The Crimson Tide doesn’t have much of a defense. Still, the powerful offense has blown past enough teams to put Oats’ team in a position to take a regular season title.

Now Gameday is in town for basketball. It’s something Davis, a 1988 UA graduate, wasn’t convinced would happen.

“I didn’t know if we would get here or not,” Davis said. “Because the first thing, in order for us to bring the show here, is you have to be good and you have to sustain it a little bit because, not every week, but the overwhelming majority of the weeks, our show is tied to what the prime game is. That’s not true in football. It’s one of the things that makes basketball different.”

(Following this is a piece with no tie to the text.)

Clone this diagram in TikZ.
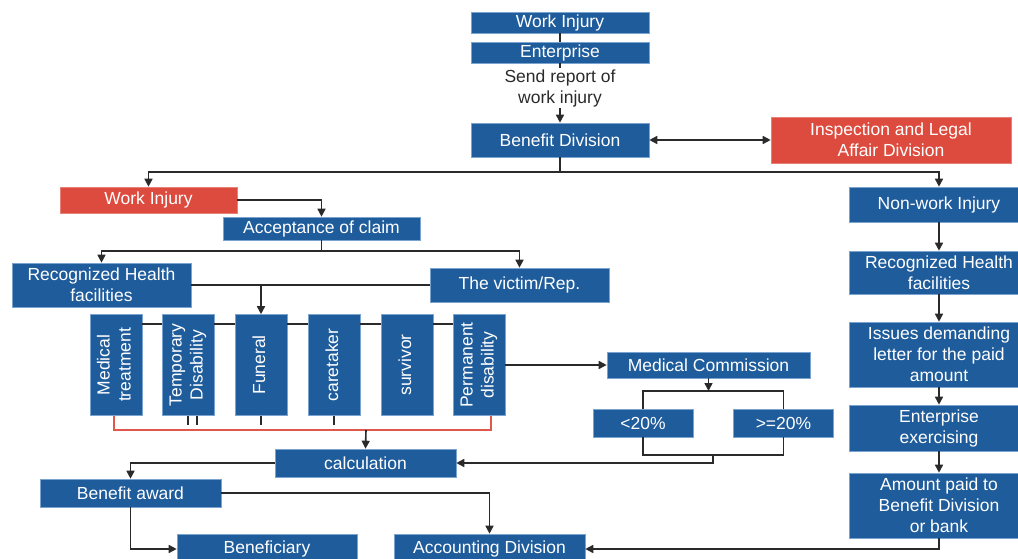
\documentclass[tikz,border=0pt]{standalone}
\usepackage{fontspec}
\setmainfont{Liberation Sans}
\usepackage{graphicx}
\usepackage{tikz}
\usetikzlibrary{arrows.meta,calc}
\definecolor{boxblue}{HTML}{1F5C9B}
\definecolor{boxedge}{HTML}{7AA3CF}
\definecolor{boxred}{HTML}{DD4B3E}
\definecolor{ink}{HTML}{2A2A2A}
\definecolor{redline}{HTML}{E0584B}

\begin{document}
\begin{tikzpicture}[x=1pt,y=-1pt,font=\fontsize{17.5}{21}\selectfont,
 box/.style={fill=boxblue,draw=boxedge,line width=0.6pt,text=white,align=center,inner sep=0pt},
 rbox/.style={box,fill=boxred,draw=boxred!70!white},
 conn/.style={draw=ink,line width=1.6pt},
 arr/.style={conn,-{Triangle[length=8pt,width=8pt]}},
 darr/.style={conn,{Triangle[length=8pt,width=8pt]}-{Triangle[length=8pt,width=8pt]}},
 redl/.style={draw=redline,line width=1.4pt}]
\useasboundingbox (0,0) rectangle (1018,559);
\clip (0,0) rectangle (1018,559);
% top of the chart
\node[box,minimum width=178pt,minimum height=21pt] (wi) at (560,22.5) {Work Injury};
\node[box,minimum width=178pt,minimum height=21pt] (ent) at (560,52.5) {Enterprise};
\node[align=center,inner sep=1pt,text=ink] (rep) at (560,88) {Send report of\\work injury};
\node[box,minimum width=178pt,minimum height=34pt] (bd) at (560,140) {Benefit Division};
\node[rbox,minimum width=240pt,minimum height=46pt] (ild) at (891,140) {Inspection and Legal\\Affair Division};
% work injury branch
\node[rbox,minimum width=177pt,minimum height=26pt] (wir) at (148.5,200) {Work Injury};
\node[box,minimum width=197pt,minimum height=23pt] (acc) at (321.5,228.5) {Acceptance of claim};
\node[box,minimum width=179pt,minimum height=44pt] (rhl) at (101.5,285) {Recognized Health\\facilities};
\node[box,minimum width=179pt,minimum height=34pt] (vic) at (519.5,285) {The victim/Rep.};
\foreach \x/\nm/\lab in {116/mt/Medical\\treatment,188/td/Temporary\\Disability,261/fun/Funeral,334/care/caretaker,407/surv/survivor,479/pd/Permanent\\disability}
  \node[box,minimum width=52pt,minimum height=101pt] (\nm) at (\x,365) {\rotatebox{90}{\begin{tabular}{@{}c@{}}\lab\end{tabular}}};
\node[box,minimum width=203pt,minimum height=26pt] (mc) at (708.5,365) {Medical Commission};
\node[box,minimum width=100pt,minimum height=28pt] (lo) at (643,423) {<20\%};
\node[box,minimum width=100pt,minimum height=28pt] (hi) at (783.5,423) {>=20\%};
\node[box,minimum width=181pt,minimum height=28pt] (calc) at (365.5,463) {calculation};
\node[box,minimum width=181pt,minimum height=28pt] (ba) at (130.5,493) {Benefit award};
\node[box,minimum width=180pt,minimum height=30pt] (ben) at (267,549) {Beneficiary};
\node[box,minimum width=191pt,minimum height=30pt] (acd) at (489.5,549) {Accounting Division};
% non-work injury branch
\node[box,minimum width=180pt,minimum height=35pt] (nwi) at (939,204.5) {Non-work Injury};
\node[box,minimum width=180pt,minimum height=43pt] (rhr) at (939,272.5) {Recognized Health\\facilities};
\node[box,minimum width=180pt,minimum height=65pt] (iss) at (939,354.5) {Issues demanding\\letter for the paid\\amount};
\node[box,minimum width=180pt,minimum height=46pt] (ee) at (939,428) {Enterprise\\exercising};
\node[box,minimum width=180pt,minimum height=65pt] (amt) at (939,505.5) {Amount paid to\\Benefit Division\\or bank};
% split points
\coordinate (bsplit) at (560,172);
\coordinate (asplit) at (321.5,251);
\coordinate (mcsplit) at (708.5,391);
\coordinate (pcbot) at (713,455);
\coordinate (redmid) at (366,430);
% connectors
\draw[conn] (wi.south) -- (ent.north);
\draw[conn] (ent.south) -- (rep.north);
\draw[arr] (rep.south) -- (bd.north);
\draw[darr] (bd.east) -- (ild.west);
\draw[conn] (bd.south) -- (bsplit);
\draw[arr] (bsplit) -| (wir.north);
\draw[arr] (bsplit) -| (nwi.north);
\draw[arr] (wir.east) -| (acc.north);
\draw[conn] (acc.south) -- (asplit);
\draw[arr] (asplit) -| (rhl.north);
\draw[arr] (asplit) -| (vic.north);
\draw[conn] (rhl.east) -- (vic.west);
\draw[arr] (rhl.east -| fun.north) -- (fun.north);
\foreach \a/\b in {mt/td,td/fun,fun/care,care/surv,surv/pd}
  \draw[conn] ([yshift=-10pt]\a.north east) -- ([yshift=-10pt]\b.north west);
\draw[redl] ([xshift=-2pt]mt.south) |- (redmid) -| ([xshift=12pt]pd.south);
\foreach \t in {td,fun,care} \draw[conn] (\t.south) -- ++(0,9);
\draw[conn] ([xshift=9pt]td.south) -- ++(0,9);
\draw[arr] (redmid) -- (calc.north);
\draw[arr] (pd.east) -- (mc.west);
\draw[arr] (mc.south) -- (mcsplit);
\draw[conn] (lo.north) |- (mcsplit) -| (hi.north);
\draw[conn] (lo.south) |- (pcbot) -| (hi.south);
\draw[arr] (pcbot) |- (calc.east);
\draw[arr] (calc.west) -| (ba.north);
\draw[arr] (ba.east) -| (acd.north);
\draw[arr] (ba.south) |- (ben.west);
\draw[arr] (nwi.south) -- (rhr.north);
\draw[arr] (rhr.south) -- (iss.north);
\draw[arr] (iss.south) -- (ee.north);
\draw[arr] (ee.south) -- (amt.north);
\draw[arr] (amt.south) |- (acd.east);
\end{tikzpicture}
\end{document}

At 9:30 CT, doors will open for students at Coleman for College Gameday, which will air on ABC from 11 a.m. to noon. Then, at 7 p.m. on SEC Network, it’ll be game time.

The biggest question entering the game is, as usual, Alabama’s defense. The Crimson Tide hasn’t been able to stop most teams in the SEC, including the Volunteers, who beat UA 91-71 in Knoxville earlier this season.

Oats has acknowledged the defense isn’t getting back to its 2022-23 level. But given how good the Tide is on the other end, it doesn’t have to.

Still, it has to be better than it was when Alabama gave up 117 against Kentucky.

“To really score, they gotta get stops,” Gameday analyst Seth Greenberg said. “Because they can score, if they can get stops and turnovers. It’s kind of like the second half against Ole Miss (Wednesday), once they started getting some stops, what did they do? They get on a 6-0 run. 9-0 run. 12-0 run. Bam, bam, bam, bam, it happens quick.”

Tennessee has the favorite for the SEC’s player of the year award in Dalton Knecht, who scored 39 points against Auburn Wednesday. The Tide is favored, but with the loss on the road earlier this season, there’s no taking the Volunteers lightly.

Gameday is in Tuscaloosa for a reason. Oats knows the game has the potential to swing either way.

“Defense was the No. 1 problem,” he said of that defeat. “Turnovers on offense were probably equally as big a problem. When you’re turning the ball over 22 times and you’re feeding their transition off your turnovers and your defense isn’t that good to begin with, now you’ve got a real problem.”

But in a perfect world for the Tide, Alabama’s offense pulls together one of the 100-point performances it has turned in throughout the season. It wasn’t able to do in Knoxville, but UA has played far better at home this season.

With Gameday in town, the spotlight is all on Alabama basketball for once. But win or lose, consensus seemed to be that the program is heading the right direction.

Davis reminded fans that rumors of Oats garnering interest from blue-blood programs is a good thing. It means he’s doing something right in Tuscaloosa.

“This is early in the building stage,” he said. “And I really believe that Nate Oats will get Alabama to the Final Four.”